Toxic mold? No, toxic scam
© 2016 Roy Benaroch, MD
Props to a local reporter here in Atlanta for uncovering quackery – not just quackery, but outright fraud. Randy Travis (not the other Randy Travis) with Fox5 has investigated an unlicensed non-doctor, Michael Pugliese, who operates the National Treatment Centers for Environmental Disease right near my practice in Alpharetta, GA.
Though his victims are told to call him doctor, it’s unclear what (if any) medical training Mr. Pugliese has had. What is clear is that worried people from around the country have gone to his clinics for treatment for all sorts of ailments. After a $3,300 up-front fee, all of them, based on his testing, are told that they’re suffering from the ill-effects of mold. And all of them are sold a variety of supplements and nose-sprays, some of which are made in his laundry room. Adding insult to injury, they’re told to eat canned chicken three times a day. That’s just weird.
The whole “toxic mold” thing is another money-draining, predatory quackfest. It’s not clear at all that mold causes any of the neurologic symptoms or other Big Problems it’s being blamed for – but that hasn’t stopped lawyers from suing, and scamsters from setting up fake labs and giving themselves fake credentials.
Mold can be an eyesore, and sometimes makes houses smell musty. Some people are allergic to indoor molds, which can then trigger symptoms like itchy eyes or noses, or worsening asthma symptoms.

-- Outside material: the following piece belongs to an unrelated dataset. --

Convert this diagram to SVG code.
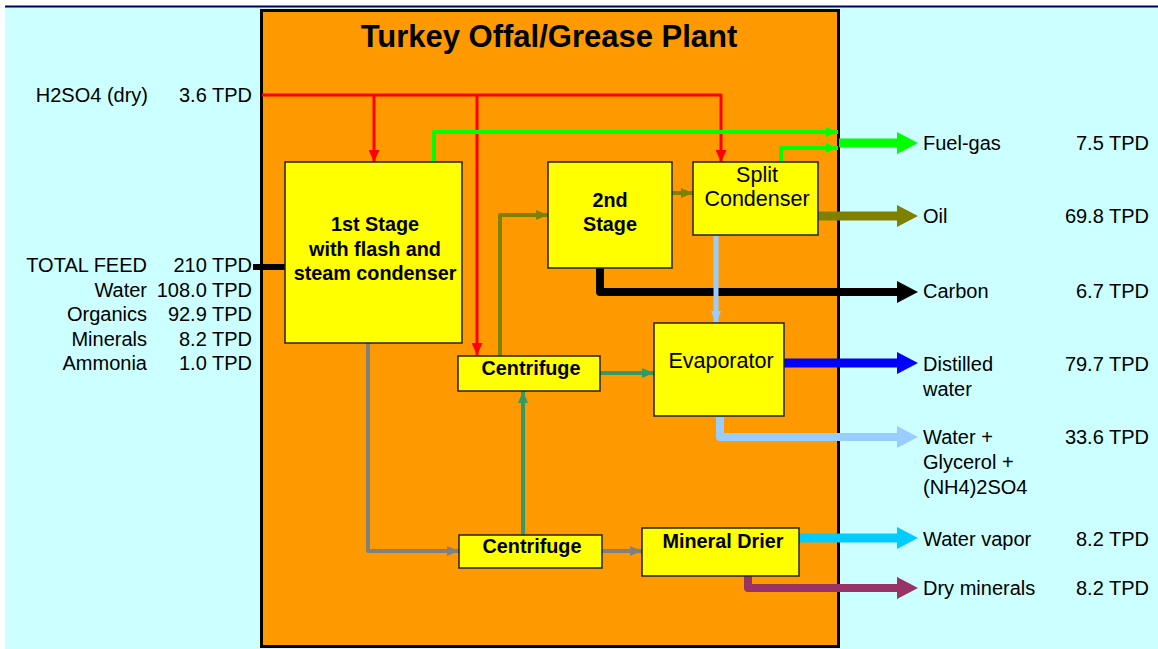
<svg xmlns="http://www.w3.org/2000/svg" width="1158" height="649" viewBox="0 0 1158 649">
<style>
text{font-family:"Liberation Sans",Arial,sans-serif;fill:#000}
.l{font-size:20px}
.r{text-anchor:end}
.m{text-anchor:middle}
.b{font-weight:bold;font-size:19.8px}
.n{font-size:21.5px}
.box{fill:#FFFF00;stroke:#222;stroke-width:1.5}
.c{fill:none;stroke-linejoin:round}
</style>
<defs>
<marker id="aRed" markerUnits="userSpaceOnUse" markerWidth="12" markerHeight="11" refX="12" refY="5.5" viewBox="0 0 12 11" orient="auto"><path d="M0,0 L12,5.5 L0,11 z" fill="#FF0000"/></marker>
<marker id="aGreen" markerUnits="userSpaceOnUse" markerWidth="12" markerHeight="10" refX="12" refY="5" viewBox="0 0 12 10" orient="auto"><path d="M0,0 L12,5 L0,10 z" fill="#00FF00"/></marker>
<marker id="aOlive" markerUnits="userSpaceOnUse" markerWidth="12" markerHeight="10" refX="12" refY="5" viewBox="0 0 12 10" orient="auto"><path d="M0,0 L12,5 L0,10 z" fill="#808000"/></marker>
<marker id="aLb" markerUnits="userSpaceOnUse" markerWidth="12" markerHeight="10" refX="12" refY="5" viewBox="0 0 12 10" orient="auto"><path d="M0,0 L12,5 L0,10 z" fill="#99CCFF"/></marker>
<marker id="aTeal" markerUnits="userSpaceOnUse" markerWidth="12" markerHeight="10" refX="12" refY="5" viewBox="0 0 12 10" orient="auto"><path d="M0,0 L12,5 L0,10 z" fill="#339966"/></marker>
<marker id="aGray" markerUnits="userSpaceOnUse" markerWidth="12" markerHeight="10" refX="12" refY="5" viewBox="0 0 12 10" orient="auto"><path d="M0,0 L12,5 L0,10 z" fill="#808080"/></marker>
<marker id="bGreen" markerUnits="userSpaceOnUse" markerWidth="21" markerHeight="22" refX="0" refY="11" viewBox="0 0 21 22" orient="auto"><path d="M0,0 L21,11 L0,22 z" fill="#00FF00"/></marker>
<marker id="bOlive" markerUnits="userSpaceOnUse" markerWidth="21" markerHeight="22" refX="0" refY="11" viewBox="0 0 21 22" orient="auto"><path d="M0,0 L21,11 L0,22 z" fill="#808000"/></marker>
<marker id="bBlack" markerUnits="userSpaceOnUse" markerWidth="21" markerHeight="22" refX="0" refY="11" viewBox="0 0 21 22" orient="auto"><path d="M0,0 L21,11 L0,22 z" fill="#000000"/></marker>
<marker id="bBlue" markerUnits="userSpaceOnUse" markerWidth="21" markerHeight="22" refX="0" refY="11" viewBox="0 0 21 22" orient="auto"><path d="M0,0 L21,11 L0,22 z" fill="#0000FF"/></marker>
<marker id="bLb" markerUnits="userSpaceOnUse" markerWidth="21" markerHeight="22" refX="0" refY="11" viewBox="0 0 21 22" orient="auto"><path d="M0,0 L21,11 L0,22 z" fill="#99CCFF"/></marker>
<marker id="bCyan" markerUnits="userSpaceOnUse" markerWidth="21" markerHeight="22" refX="0" refY="11" viewBox="0 0 21 22" orient="auto"><path d="M0,0 L21,11 L0,22 z" fill="#00CCFF"/></marker>
<marker id="bMaroon" markerUnits="userSpaceOnUse" markerWidth="21" markerHeight="22" refX="0" refY="11" viewBox="0 0 21 22" orient="auto"><path d="M0,0 L21,11 L0,22 z" fill="#993366"/></marker>
</defs>

<rect x="0" y="0" width="1158" height="649" fill="#FFFFFF"/>
<rect x="5" y="7" width="1153" height="642" fill="#CCFFFF"/>
<line x1="5" y1="6.5" x2="1158" y2="6.5" stroke="#000066" stroke-width="2"/>

<g id="plant">
<rect x="261.5" y="10.5" width="577" height="636" fill="#FF9900" stroke="#000" stroke-width="3"/>
<text x="549" y="47" class="m" style="font-size:31px;font-weight:bold">Turkey Offal/Grease Plant</text>
</g>

<g id="inputs">
<text x="148" y="102" class="l r">H2SO4 (dry)</text>
<text x="252" y="102" class="l r">3.6 TPD</text>
<text x="147" y="272" class="l r">TOTAL FEED</text>
<text x="252" y="272" class="l r">210 TPD</text>
<text x="147" y="297" class="l r">Water</text>
<text x="252" y="297" class="l r">108.0 TPD</text>
<text x="147" y="321" class="l r">Organics</text>
<text x="252" y="321" class="l r">92.9 TPD</text>
<text x="147" y="346" class="l r">Minerals</text>
<text x="252" y="346" class="l r">8.2 TPD</text>
<text x="147" y="370" class="l r">Ammonia</text>
<text x="252" y="370" class="l r">1.0 TPD</text>
</g>

<g id="connectors">
<path class="c" d="M262,95 H721 V162" stroke="#FF0000" stroke-width="3" marker-end="url(#aRed)"/>
<path class="c" d="M374,95 V162" stroke="#FF0000" stroke-width="3" marker-end="url(#aRed)"/>
<path class="c" d="M477,95 V355" stroke="#FF0000" stroke-width="3" marker-end="url(#aRed)"/>
<path class="c" d="M434,162 V132 H838" stroke="#00FF00" stroke-width="4" marker-end="url(#aGreen)"/>
<path class="c" d="M781,162 V148 H838" stroke="#00FF00" stroke-width="4" marker-end="url(#aGreen)"/>
<path class="c" d="M839,143 H897" stroke="#00FF00" stroke-width="9" marker-end="url(#bGreen)"/>
<path class="c" d="M500,356 V215 H548" stroke="#808000" stroke-width="4" marker-end="url(#aOlive)"/>
<path class="c" d="M672,193 H693" stroke="#808000" stroke-width="4" marker-end="url(#aOlive)"/>
<path class="c" d="M818,216 H897" stroke="#808000" stroke-width="9" marker-end="url(#bOlive)"/>
<path class="c" d="M253,267 H285" stroke="#000" stroke-width="6"/>
<path class="c" d="M600,268 V292 H897" stroke="#000" stroke-width="8" marker-end="url(#bBlack)"/>
<path class="c" d="M716,235 V323" stroke="#99CCFF" stroke-width="5" marker-end="url(#aLb)"/>
<path class="c" d="M720,416 V437 H897" stroke="#99CCFF" stroke-width="8" marker-end="url(#bLb)"/>
<path class="c" d="M784,363 H897" stroke="#0000FF" stroke-width="9" marker-end="url(#bBlue)"/>
<path class="c" d="M600,373 H654" stroke="#339966" stroke-width="4" marker-end="url(#aTeal)"/>
<path class="c" d="M523,535 V391" stroke="#339966" stroke-width="4" marker-end="url(#aTeal)"/>
<path class="c" d="M368,343 V551 H459" stroke="#808080" stroke-width="4" marker-end="url(#aGray)"/>
<path class="c" d="M602,551 H642" stroke="#808080" stroke-width="4" marker-end="url(#aGray)"/>
<path class="c" d="M799,538 H897" stroke="#00CCFF" stroke-width="9" marker-end="url(#bCyan)"/>
<path class="c" d="M748,576 V588 H897" stroke="#993366" stroke-width="8" marker-end="url(#bMaroon)"/>
</g>

<g id="stage1">
<rect class="box" x="285" y="162" width="177" height="181"/>
<text x="375" y="231" class="m b">1st Stage</text>
<text x="375" y="256" class="m b">with flash and</text>
<text x="375" y="280" class="m b">steam condenser</text>
</g>
<g id="stage2">
<rect class="box" x="548" y="162" width="124" height="106"/>
<text x="610" y="207" class="m b">2nd</text>
<text x="610" y="231" class="m b">Stage</text>
</g>
<g id="splitcondenser">
<rect class="box" x="693" y="162" width="125" height="73"/>
<text x="757" y="182" class="m n">Split</text>
<text x="757" y="206" class="m n">Condenser</text>
</g>
<g id="evaporator">
<rect class="box" x="654" y="323" width="130" height="93"/>
<text x="721" y="368" class="m n">Evaporator</text>
</g>
<g id="centrifuge1">
<rect class="box" x="458" y="356" width="142" height="35"/>
<text x="531" y="375" class="m b">Centrifuge</text>
</g>
<g id="centrifuge2">
<rect class="box" x="459" y="535" width="143" height="33"/>
<text x="532" y="553" class="m b">Centrifuge</text>
</g>
<g id="mineraldrier">
<rect class="box" x="642" y="528" width="157" height="48"/>
<text x="723" y="548" class="m b">Mineral Drier</text>
</g>

<g id="outputs">
<text x="923" y="150" class="l">Fuel-gas</text>
<text x="1149" y="150" class="l r">7.5 TPD</text>
<text x="923" y="223" class="l">Oil</text>
<text x="1149" y="223" class="l r">69.8 TPD</text>
<text x="923" y="298" class="l">Carbon</text>
<text x="1149" y="298" class="l r">6.7 TPD</text>
<text x="923" y="371" class="l">Distilled</text>
<text x="923" y="396" class="l">water</text>
<text x="1149" y="371" class="l r">79.7 TPD</text>
<text x="923" y="444" class="l">Water +</text>
<text x="923" y="469" class="l">Glycerol +</text>
<text x="923" y="494" class="l">(NH4)2SO4</text>
<text x="1149" y="444" class="l r">33.6 TPD</text>
<text x="923" y="546" class="l">Water vapor</text>
<text x="1149" y="546" class="l r">8.2 TPD</text>
<text x="923" y="595" class="l">Dry minerals</text>
<text x="1149" y="595" class="l r">8.2 TPD</text>
</g>
</svg>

These symptoms can be prevented and treated by talking with a primary care doc or allergist.
But beware: there are a whole lot of scammers out there looking to take advantage of people. These are people who are hurting, and who have genuine concerns, and they’re looking for answers. It’s sad how many of these alt-health fraudsters are so eager to suck their bank accounts dry, preventing them from getting the real help they need.